Matter of Wiggins v Venettozzi |
2022 NY Slip Op 01494 [203 AD3d 1362] |
March 10, 2022 |
Appellate Division, Third Department |
Published by New York State Law Reporting Bureau pursuant to Judiciary Law § 431. |
In the Matter of Dwayne Wiggins, Petitioner, v Donald Venettozzi, as Acting Director of Special Housing and Inmate Disciplinary Programs, Respondent. |
Dwayne Wiggins, Malone, petitioner pro se.
Letitia James, Attorney General, Albany (Kate H. Nepveu of counsel), for respondent.
Proceeding pursuant to CPLR article 78 (transferred to this Court by order of the Supreme Court, entered in Albany County) to review a determination of the Commissioner of Corrections and Community Supervision finding petitioner guilty of violating certain prison disciplinary rules.
During a pat frisk of petitioner by a correction officer, four orange sublingual strips were found hidden in his coat, which were turned over to a correction officer who was a certified NARK II tester, and identified by the facility nurse as sublingual suboxone. As a result, petitioner was charged in a misbehavior report with drug possession, possessing contraband and smuggling. Following a tier III disciplinary hearing, petitioner was found guilty as charged, and the determination was later affirmed on administrative appeal. This CPLR article 78 proceeding ensued.
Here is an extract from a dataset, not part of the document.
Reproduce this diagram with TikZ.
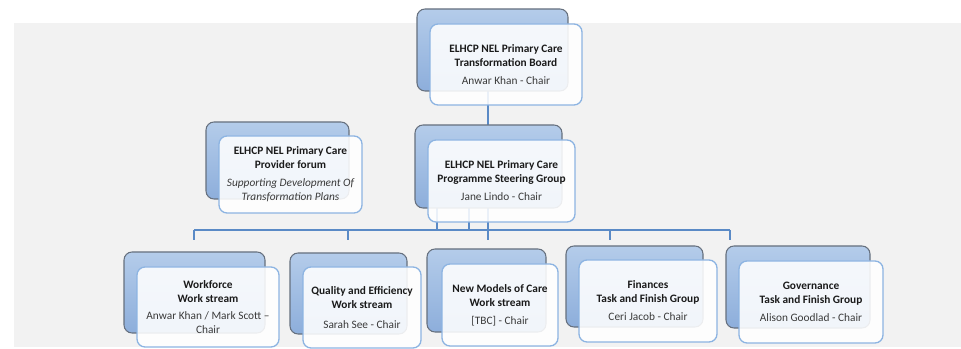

We confirm. The misbehavior report, hearing testimony of the correction officers who discovered and transported the contraband, documentary evidence and the memorandum from the facility nurse who identified it as suboxone provide substantial evidence to support the determination of guilt (see Matter of Laliveres v Annucci, 156 AD3d 1106, 1106 [2017]; Matter of Rivera v Prack, 138 AD3d 1267, 1267-1268 [2016]). Petitioner's contention that the strips were not properly drug tested lacks merit, as the record establishes that the facility nurse visually identified the contraband as the prescription drug suboxone and, therefore, further drug testing was unnecessary (see 7 NYCRR 1010.4 [d], [e]; Matter of Laliveres v Annucci, 156 AD3d at 1106; Matter of Bernard v Annucci, 148 AD3d 1448, 1449 [2017]; Matter of Lindsay v Coughlin, 211 AD2d 920, 921 [1995]). Petitioner's claims that the strips were planted in retaliation for him filing grievances, which were found to be without merit, was fully explored at the hearing and created a credibility issue that the Hearing Officer resolved against him (see Matter of Williams v Venettozzi, 189 AD3d 1877, 1879 [2020], lv denied 37 NY3d 902 [2021]). Given that the nurse visually identified the contraband as permitted and there were no positive contraband test results, there was no requirement to serve the contraband test forms on petitioner (see 7 NYCRR 1010.5 [a], [b]; 1010.8 [a], [b]; Matter of Campbell v Prack, 118 AD3d 1202, 1203 [2014]). Finally, petitioner's challenge to the timeliness of the hearing, for which extensions were granted, was not raised at the hearing and is, therefore, unpreserved for our review (see Matter of Bonds v Annucci, 193 AD3d 1204, 1206 [2021]). Petitioner's remaining contentions, to the extent preserved for our review, also lack merit.
Garry, P.J., Clark, Pritzker, Reynolds Fitzgerald and McShan, JJ., concur. Adjudged that the determination is confirmed, without costs, and petition dismissed.